Answer
The lithium atom rises to its first exited state, when the electron from $2s$ subshell goes to the $2p$ subshell. The electronic configuration of the atom at its first excited state becomes $1s^22p^1$. Thus the possible quantum numbers $(n,l,m_l,m_s)$ for the third electron in the first excited state are $(2,1,-1,\mp\frac{1}{2})$, $(2,1,0,\mp\frac{1}{2})$ and $(2,1,+1,\mp\frac{1}{2})$
Work Step by Step
The lithium atom has $3$ electrons.
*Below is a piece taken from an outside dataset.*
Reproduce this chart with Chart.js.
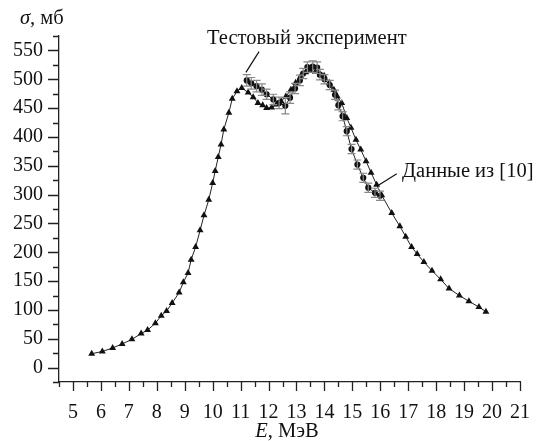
<!DOCTYPE html>
<html>
<head>
  <meta charset="utf-8">
  <script src="https://cdn.jsdelivr.net/npm/chart.js@4.4.0/dist/chart.umd.min.js"></script>
  <style>
    body { margin: 0; background: #fff; }
    #wrap { width: 536px; height: 441px; }
  </style>
</head>
<body>
  <div id="wrap"><canvas id="graph" width="536" height="441"></canvas></div>

  <script>
    // data from [10] (triangles)
    var refE = [5.67, 6.05, 6.42, 6.76, 7.11, 7.44, 7.67, 7.95, 8.16, 8.35, 8.55, 8.80,
      8.95, 9.12, 9.23, 9.39, 9.55, 9.69, 9.86, 10.00, 10.09, 10.20, 10.30, 10.40,
      10.58, 10.70, 10.87, 11.04, 11.27, 11.45, 11.62, 11.79, 11.93, 12.11, 12.28,
      12.45, 12.62, 12.80, 12.97, 13.15, 13.33, 13.50, 13.68, 13.85, 13.99, 14.17,
      14.34, 14.46, 14.62, 14.80, 14.95, 15.13, 15.30, 15.49, 15.67, 15.87, 16.05,
      16.41, 16.70, 16.91, 17.12, 17.32, 17.56, 17.85, 18.16, 18.46, 18.83, 19.17,
      19.53, 19.78];
    var refSigma = [24, 28, 34, 41, 49, 59, 65, 77, 90, 98, 112, 130,
      148, 164, 187, 209, 238, 264, 291, 320, 341, 365, 387, 413,
      442, 466, 479, 485, 477, 469, 459, 455, 450, 451, 456,
      462, 470, 482, 494, 505, 512, 515, 513, 508, 506, 494,
      482, 470, 459, 433, 416, 395, 378, 358, 338, 317, 299,
      268, 245, 227, 209, 197, 183, 168, 153, 137, 125, 115,
      105, 97];

    // test experiment (circles with error bars)
    var testE = [11.22, 11.38, 11.57, 11.76, 11.93, 12.17, 12.38, 12.60, 12.77, 12.95,
      13.12, 13.24, 13.39, 13.58, 13.74, 13.84, 14.00, 14.19, 14.38, 14.50, 14.65,
      14.80, 14.97, 15.18, 15.39, 15.57, 15.81, 15.99];
    var testSigma = [498, 493, 488, 482, 474, 465, 459, 454, 468, 484,
      498, 510, 521, 522, 520, 508, 500, 490, 473, 455, 436,
      410, 379, 352, 329, 312, 303, 298];
    var testErr = [10, 10, 10, 10, 9, 9, 10, 14, 10, 9,
      9, 9, 9, 10, 10, 9, 8, 8, 8, 8, 8,
      8, 8, 8, 8, 8, 8, 8];

    var xTicksMin = 4.5, xTicksMax = 21;
    var yTicksMin = -25, yTicksMax = 575;

    // annotations in data units: [text, textE, textSigma, lineFromE, lineFromS, lineToE, lineToS]
    var notes = [
      ['Тестовый эксперимент', 13.37, 570, 11.66, 548, 11.19, 512],
      ['Данные из [10]', 16.78, 340, 16.59, 336, 15.89, 315]
    ];

    var FONT = '"Liberation Serif", "Times New Roman", serif';

    function pts(xs, ys) {
      var out = [];
      for (var i = 0; i < xs.length; i++) out.push({ x: xs[i], y: ys[i] });
      return out;
    }

    var errorBars = {
      id: 'errorBars',
      afterDatasetsDraw: function(chart) {
        var c = chart.ctx, xs = chart.scales.x, ys = chart.scales.y;
        c.save();
        c.strokeStyle = '#888';
        c.lineWidth = 1.2;
        for (var i = 0; i < testE.length; i++) {
          var px = xs.getPixelForValue(testE[i]);
          var top = ys.getPixelForValue(testSigma[i] + testErr[i]);
          var bot = ys.getPixelForValue(testSigma[i] - testErr[i]);
          c.beginPath();
          c.moveTo(px, top); c.lineTo(px, bot);
          c.moveTo(px - 4, top); c.lineTo(px + 4, top);
          c.moveTo(px - 4, bot); c.lineTo(px + 4, bot);
          c.stroke();
        }
        c.restore();
      }
    };

    var axisDecor = {
      id: 'axisDecor',
      afterDraw: function(chart) {
        var c = chart.ctx, xs = chart.scales.x, ys = chart.scales.y, a = chart.chartArea;
        c.save();
        c.strokeStyle = '#222';
        c.lineWidth = 1.3;
        c.beginPath();
        xs.ticks.forEach(function(t) {
          var px = Math.round(xs.getPixelForValue(t.value)) + 0.5;
          var len = Math.abs(t.value % 1) < 1e-6 ? 9 : 5;
          c.moveTo(px, a.bottom); c.lineTo(px, a.bottom + len);
        });
        ys.ticks.forEach(function(t) {
          var py = Math.round(ys.getPixelForValue(t.value)) + 0.5;
          var len = Math.abs(t.value % 50) < 1e-6 ? 11 : 6;
          c.moveTo(a.left, py); c.lineTo(a.left - len, py);
        });
        c.stroke();

        // axis titles with italic symbol
        c.fillStyle = '#111';
        c.textBaseline = 'alphabetic';
        c.font = 'italic 20.5px ' + FONT;
        var w1 = c.measureText('σ').width;
        c.fillText('σ', 20, 24);
        c.font = '20.5px ' + FONT;
        c.fillText(', мб', 20 + w1, 24);

        c.font = 'italic 20.5px ' + FONT;
        var wE = c.measureText('E').width;
        c.font = '20.5px ' + FONT;
        var wR = c.measureText(', МэВ').width;
        var sx = 287 - (wE + wR) / 2;
        c.font = 'italic 20.5px ' + FONT;
        c.fillText('E', sx, 437);
        c.font = '20.5px ' + FONT;
        c.fillText(', МэВ', sx + wE, 437);

        // annotations
        c.lineWidth = 1.2;
        c.strokeStyle = '#111';
        c.textBaseline = 'middle';
        notes.forEach(function(n, i) {
          var tx = xs.getPixelForValue(n[1]), ty = ys.getPixelForValue(n[2]);
          c.textAlign = i === 0 ? 'center' : 'left';
          c.fillText(n[0], tx, ty);
          c.beginPath();
          c.moveTo(xs.getPixelForValue(n[3]), ys.getPixelForValue(n[4]));
          c.lineTo(xs.getPixelForValue(n[5]), ys.getPixelForValue(n[6]));
          c.stroke();
        });
        c.restore();
      }
    };

    var ctx = document.getElementById('graph');
    var chart = new Chart(ctx, {
      type: 'scatter',
      data: {
        datasets: [{
          label: 'Данные из [10]',
          data: pts(refE, refSigma),
          showLine: true,
          borderColor: '#222',
          borderWidth: 1,
          backgroundColor: '#111',
          pointStyle: 'triangle',
          pointRadius: 4,
          pointBorderWidth: 0
        }, {
          label: 'Тестовый эксперимент',
          data: pts(testE, testSigma),
          showLine: true,
          borderColor: '#222',
          borderWidth: 1,
          backgroundColor: '#111',
          pointStyle: 'circle',
          pointRadius: 3.1,
          pointBorderWidth: 0
        }]
      },
      options: {
        responsive: false,
        animation: false,
        layout: { padding: { left: 0, top: 36, right: 16, bottom: 0 } },
        plugins: { legend: { display: false }, tooltip: { enabled: false } },
        scales: {
          x: {
            type: 'linear',
            min: xTicksMin,
            max: xTicksMax,
            grid: { display: false },
            border: { display: true, color: '#222', width: 1.3 },
            afterFit: function(s) { s.height = 59; s.paddingRight = 0; s.paddingLeft = 0; },
            ticks: {
              stepSize: 0.5,
              padding: 11,
              color: '#111',
              maxRotation: 0,
              autoSkip: false,
              font: { family: FONT, size: 20 },
              callback: function(v) { return (Math.abs(v % 1) < 1e-6 && v >= 5) ? String(v) : ''; }
            }
          },
          y: {
            type: 'linear',
            min: yTicksMin,
            max: yTicksMax,
            grid: { display: false },
            border: { display: true, color: '#222', width: 1.3 },
            afterFit: function(s) { s.width = 59; s.paddingTop = 0; s.paddingBottom = 0; },
            ticks: {
              stepSize: 25,
              padding: 8,
              color: '#111',
              autoSkip: false,
              font: { family: FONT, size: 20 },
              callback: function(v) { return (Math.abs(v % 50) < 1e-6 && v >= 0 && v <= 550) ? String(v) : ''; }
            }
          }
        }
      },
      plugins: [errorBars, axisDecor]
    });
  </script>
</body>
</html>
At ground state of the lithium atom, $2$ of $3$ electrons fit into the lowest-energy subshell, the $1s$ subshell with quantum numbers $(n,l,m_l,m_s)$ of $(1,0,0,-\frac{1}{2})$ and $(1,0,0,+\frac{1}{2})$ respectively. The remaining $1$ electron fill the next lowest energy subshell, the $2s$ subshell with quantum numbers $(n,l,m_l,m_s)$ of $(2,0,0,\mp\frac{1}{2})$
The lithium atom rises to its first exited state, when the electron from $2s$ subshell goes to the $2p$ subshell. The electronic configuration of the atom at its first excited state becomes $1s^22p^1$. Thus the possible quantum numbers $(n,l,m_l,m_s)$ for the third electron in the first excited state are $(2,1,-1,\mp\frac{1}{2})$, $(2,1,0,\mp\frac{1}{2})$ and $(2,1,+1,\mp\frac{1}{2})$